• [Rows]:
<<<<

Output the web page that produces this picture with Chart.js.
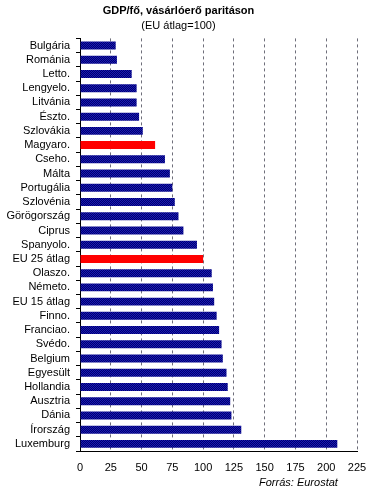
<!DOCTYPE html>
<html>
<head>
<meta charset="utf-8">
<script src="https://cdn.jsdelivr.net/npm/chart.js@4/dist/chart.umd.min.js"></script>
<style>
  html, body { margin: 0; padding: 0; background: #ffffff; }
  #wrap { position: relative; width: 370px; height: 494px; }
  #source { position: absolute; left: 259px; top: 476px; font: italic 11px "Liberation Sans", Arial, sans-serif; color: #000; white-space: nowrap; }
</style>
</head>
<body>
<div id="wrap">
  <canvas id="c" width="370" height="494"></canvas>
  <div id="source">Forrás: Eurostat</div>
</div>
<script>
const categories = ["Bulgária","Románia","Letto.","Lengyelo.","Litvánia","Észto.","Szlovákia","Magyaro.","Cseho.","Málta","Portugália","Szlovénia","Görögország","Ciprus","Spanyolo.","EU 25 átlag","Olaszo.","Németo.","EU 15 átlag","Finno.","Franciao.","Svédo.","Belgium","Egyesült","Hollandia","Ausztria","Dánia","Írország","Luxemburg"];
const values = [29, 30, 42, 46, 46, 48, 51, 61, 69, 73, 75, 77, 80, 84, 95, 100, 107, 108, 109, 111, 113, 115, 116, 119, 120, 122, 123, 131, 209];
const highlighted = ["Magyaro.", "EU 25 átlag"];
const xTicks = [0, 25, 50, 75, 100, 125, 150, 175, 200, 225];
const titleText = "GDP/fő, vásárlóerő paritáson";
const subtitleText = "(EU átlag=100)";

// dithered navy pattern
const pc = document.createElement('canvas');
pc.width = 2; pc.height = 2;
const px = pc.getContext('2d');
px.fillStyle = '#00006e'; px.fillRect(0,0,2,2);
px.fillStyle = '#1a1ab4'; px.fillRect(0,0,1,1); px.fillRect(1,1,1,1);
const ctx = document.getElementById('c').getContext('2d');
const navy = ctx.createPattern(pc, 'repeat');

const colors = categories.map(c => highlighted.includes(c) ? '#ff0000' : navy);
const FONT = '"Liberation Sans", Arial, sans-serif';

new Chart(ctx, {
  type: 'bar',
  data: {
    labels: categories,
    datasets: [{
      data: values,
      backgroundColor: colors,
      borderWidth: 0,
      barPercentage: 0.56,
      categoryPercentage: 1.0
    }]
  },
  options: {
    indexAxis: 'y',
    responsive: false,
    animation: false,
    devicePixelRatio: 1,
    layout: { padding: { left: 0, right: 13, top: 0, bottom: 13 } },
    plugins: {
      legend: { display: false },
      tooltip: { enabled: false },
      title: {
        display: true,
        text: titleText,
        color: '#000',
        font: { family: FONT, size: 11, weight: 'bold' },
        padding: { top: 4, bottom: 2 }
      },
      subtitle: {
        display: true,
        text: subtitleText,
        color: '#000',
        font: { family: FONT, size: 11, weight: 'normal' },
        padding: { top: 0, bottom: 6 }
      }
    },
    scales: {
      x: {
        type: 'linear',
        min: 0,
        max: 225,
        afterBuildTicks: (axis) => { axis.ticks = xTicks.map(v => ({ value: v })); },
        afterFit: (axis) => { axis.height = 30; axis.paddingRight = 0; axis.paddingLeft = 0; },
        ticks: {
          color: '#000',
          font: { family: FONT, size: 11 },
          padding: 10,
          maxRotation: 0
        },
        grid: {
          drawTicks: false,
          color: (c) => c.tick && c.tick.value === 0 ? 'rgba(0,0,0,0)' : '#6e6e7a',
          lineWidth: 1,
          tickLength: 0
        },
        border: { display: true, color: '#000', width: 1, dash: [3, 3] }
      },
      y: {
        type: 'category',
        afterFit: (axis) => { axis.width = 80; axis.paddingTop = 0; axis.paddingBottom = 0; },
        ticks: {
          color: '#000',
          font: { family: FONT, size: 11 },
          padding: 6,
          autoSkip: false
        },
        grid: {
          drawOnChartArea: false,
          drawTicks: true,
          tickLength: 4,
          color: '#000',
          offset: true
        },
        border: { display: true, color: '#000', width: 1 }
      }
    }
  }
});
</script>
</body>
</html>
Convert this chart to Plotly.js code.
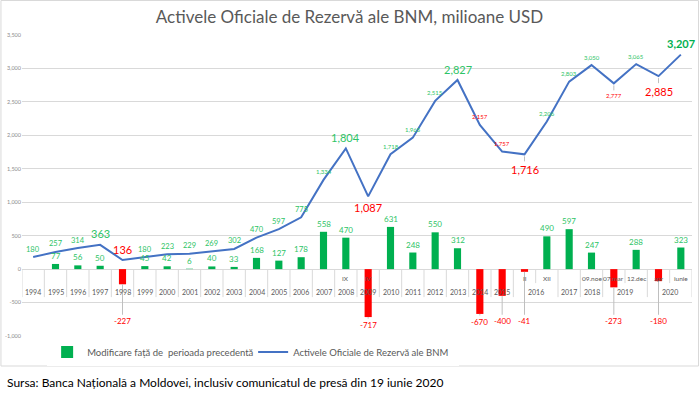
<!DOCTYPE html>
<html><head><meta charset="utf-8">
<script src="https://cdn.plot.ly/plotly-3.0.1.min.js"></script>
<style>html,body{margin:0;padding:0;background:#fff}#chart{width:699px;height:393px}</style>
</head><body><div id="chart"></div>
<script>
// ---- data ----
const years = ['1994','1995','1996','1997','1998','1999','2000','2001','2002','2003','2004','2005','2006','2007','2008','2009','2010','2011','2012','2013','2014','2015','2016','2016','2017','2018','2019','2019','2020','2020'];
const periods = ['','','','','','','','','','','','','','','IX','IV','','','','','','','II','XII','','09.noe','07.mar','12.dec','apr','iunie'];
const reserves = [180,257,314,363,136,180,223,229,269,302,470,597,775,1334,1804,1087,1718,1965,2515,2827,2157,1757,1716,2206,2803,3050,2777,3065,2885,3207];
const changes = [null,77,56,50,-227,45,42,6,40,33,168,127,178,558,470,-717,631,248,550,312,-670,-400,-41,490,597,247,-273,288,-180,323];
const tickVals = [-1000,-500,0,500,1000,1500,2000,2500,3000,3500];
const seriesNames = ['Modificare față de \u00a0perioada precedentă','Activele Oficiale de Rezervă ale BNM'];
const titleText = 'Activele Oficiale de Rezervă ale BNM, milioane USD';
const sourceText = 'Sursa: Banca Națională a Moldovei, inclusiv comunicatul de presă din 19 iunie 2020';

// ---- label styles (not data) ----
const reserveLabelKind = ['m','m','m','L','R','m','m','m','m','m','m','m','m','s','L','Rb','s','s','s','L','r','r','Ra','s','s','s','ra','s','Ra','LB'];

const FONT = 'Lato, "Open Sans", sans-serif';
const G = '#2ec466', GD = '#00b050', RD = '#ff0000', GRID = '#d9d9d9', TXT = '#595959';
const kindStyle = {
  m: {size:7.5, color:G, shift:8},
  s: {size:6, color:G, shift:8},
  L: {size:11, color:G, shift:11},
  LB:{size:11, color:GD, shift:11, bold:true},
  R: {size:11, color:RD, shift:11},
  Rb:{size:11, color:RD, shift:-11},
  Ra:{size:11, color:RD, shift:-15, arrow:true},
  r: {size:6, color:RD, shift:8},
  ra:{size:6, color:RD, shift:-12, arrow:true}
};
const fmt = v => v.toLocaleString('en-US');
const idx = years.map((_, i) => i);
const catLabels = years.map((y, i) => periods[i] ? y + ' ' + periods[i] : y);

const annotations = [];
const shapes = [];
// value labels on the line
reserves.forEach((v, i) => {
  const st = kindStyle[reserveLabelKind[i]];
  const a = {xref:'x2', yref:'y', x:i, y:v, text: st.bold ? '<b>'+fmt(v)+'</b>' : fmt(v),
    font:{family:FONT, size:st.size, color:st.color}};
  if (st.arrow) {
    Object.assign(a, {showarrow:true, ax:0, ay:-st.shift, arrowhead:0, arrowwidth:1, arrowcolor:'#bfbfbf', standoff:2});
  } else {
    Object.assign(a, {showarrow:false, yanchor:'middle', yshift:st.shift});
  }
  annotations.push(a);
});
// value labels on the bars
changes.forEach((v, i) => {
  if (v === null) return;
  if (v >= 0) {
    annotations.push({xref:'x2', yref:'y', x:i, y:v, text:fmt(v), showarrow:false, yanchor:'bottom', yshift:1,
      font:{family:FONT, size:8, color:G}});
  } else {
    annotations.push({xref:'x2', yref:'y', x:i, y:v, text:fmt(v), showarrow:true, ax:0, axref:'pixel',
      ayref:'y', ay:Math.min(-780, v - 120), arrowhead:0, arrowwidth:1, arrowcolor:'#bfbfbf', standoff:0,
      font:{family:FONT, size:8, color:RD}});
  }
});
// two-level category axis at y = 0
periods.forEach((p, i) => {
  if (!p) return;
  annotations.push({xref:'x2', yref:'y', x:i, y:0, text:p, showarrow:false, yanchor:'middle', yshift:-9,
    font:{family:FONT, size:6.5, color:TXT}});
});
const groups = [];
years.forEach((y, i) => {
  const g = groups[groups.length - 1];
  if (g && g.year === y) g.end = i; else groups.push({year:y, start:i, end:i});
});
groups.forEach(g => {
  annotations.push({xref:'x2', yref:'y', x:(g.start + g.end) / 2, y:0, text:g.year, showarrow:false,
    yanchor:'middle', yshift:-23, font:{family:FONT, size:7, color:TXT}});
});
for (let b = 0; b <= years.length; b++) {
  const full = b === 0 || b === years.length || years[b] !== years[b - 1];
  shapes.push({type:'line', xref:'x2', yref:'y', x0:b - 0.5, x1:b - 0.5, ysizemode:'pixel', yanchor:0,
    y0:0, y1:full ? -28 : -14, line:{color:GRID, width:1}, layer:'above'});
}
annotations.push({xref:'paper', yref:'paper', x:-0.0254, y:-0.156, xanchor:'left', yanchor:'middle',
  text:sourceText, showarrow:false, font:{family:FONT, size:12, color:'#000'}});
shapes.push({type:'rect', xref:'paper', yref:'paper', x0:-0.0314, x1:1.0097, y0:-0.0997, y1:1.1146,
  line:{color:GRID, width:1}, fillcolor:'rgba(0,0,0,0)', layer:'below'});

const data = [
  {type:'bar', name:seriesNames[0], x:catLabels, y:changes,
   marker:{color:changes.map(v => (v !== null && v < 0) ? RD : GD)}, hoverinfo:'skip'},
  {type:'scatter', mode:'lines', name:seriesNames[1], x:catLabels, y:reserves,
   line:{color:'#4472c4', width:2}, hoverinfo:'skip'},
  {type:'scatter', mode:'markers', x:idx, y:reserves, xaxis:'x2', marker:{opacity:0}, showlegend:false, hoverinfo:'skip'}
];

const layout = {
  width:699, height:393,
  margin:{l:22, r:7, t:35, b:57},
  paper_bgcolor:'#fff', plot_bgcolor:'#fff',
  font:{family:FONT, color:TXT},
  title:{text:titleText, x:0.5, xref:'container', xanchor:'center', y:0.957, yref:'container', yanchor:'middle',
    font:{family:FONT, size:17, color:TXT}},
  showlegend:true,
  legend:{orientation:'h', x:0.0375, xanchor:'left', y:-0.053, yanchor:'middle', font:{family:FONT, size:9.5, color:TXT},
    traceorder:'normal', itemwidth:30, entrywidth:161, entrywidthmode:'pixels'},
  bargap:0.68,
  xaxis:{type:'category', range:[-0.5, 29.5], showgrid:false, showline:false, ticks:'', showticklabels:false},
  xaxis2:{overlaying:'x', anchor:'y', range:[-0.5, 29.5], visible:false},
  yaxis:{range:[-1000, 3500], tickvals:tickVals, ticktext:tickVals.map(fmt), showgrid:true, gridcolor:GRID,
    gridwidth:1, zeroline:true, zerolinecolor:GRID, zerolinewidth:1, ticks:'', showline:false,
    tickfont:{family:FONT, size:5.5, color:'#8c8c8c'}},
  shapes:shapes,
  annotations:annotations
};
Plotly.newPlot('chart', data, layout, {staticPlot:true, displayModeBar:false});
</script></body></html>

>>>>

• [Instruction]: Copy the lines above exactly, starting with the line that contains "Convert this chart to Plotly.js code." and ending with the line that contains "const sourceText = 'Sursa: Banca", and leave out any pictures.

• [Right answer]:
Convert this chart to Plotly.js code.
<!DOCTYPE html>
<html><head><meta charset="utf-8">
<script src="https://cdn.plot.ly/plotly-3.0.1.min.js"></script>
<style>html,body{margin:0;padding:0;background:#fff}#chart{width:699px;height:393px}</style>
</head><body><div id="chart"></div>
<script>
// ---- data ----
const years = ['1994','1995','1996','1997','1998','1999','2000','2001','2002','2003','2004','2005','2006','2007','2008','2009','2010','2011','2012','2013','2014','2015','2016','2016','2017','2018','2019','2019','2020','2020'];
const periods = ['','','','','','','','','','','','','','','IX','IV','','','','','','','II','XII','','09.noe','07.mar','12.dec','apr','iunie'];
const reserves = [180,257,314,363,136,180,223,229,269,302,470,597,775,1334,1804,1087,1718,1965,2515,2827,2157,1757,1716,2206,2803,3050,2777,3065,2885,3207];
const changes = [null,77,56,50,-227,45,42,6,40,33,168,127,178,558,470,-717,631,248,550,312,-670,-400,-41,490,597,247,-273,288,-180,323];
const tickVals = [-1000,-500,0,500,1000,1500,2000,2500,3000,3500];
const seriesNames = ['Modificare față de \u00a0perioada precedentă','Activele Oficiale de Rezervă ale BNM'];
const titleText = 'Activele Oficiale de Rezervă ale BNM, milioane USD';
const sourceText = 'Sursa: Banca Națională a Moldovei, inclusiv comunicatul de presă din 19 iunie 2020';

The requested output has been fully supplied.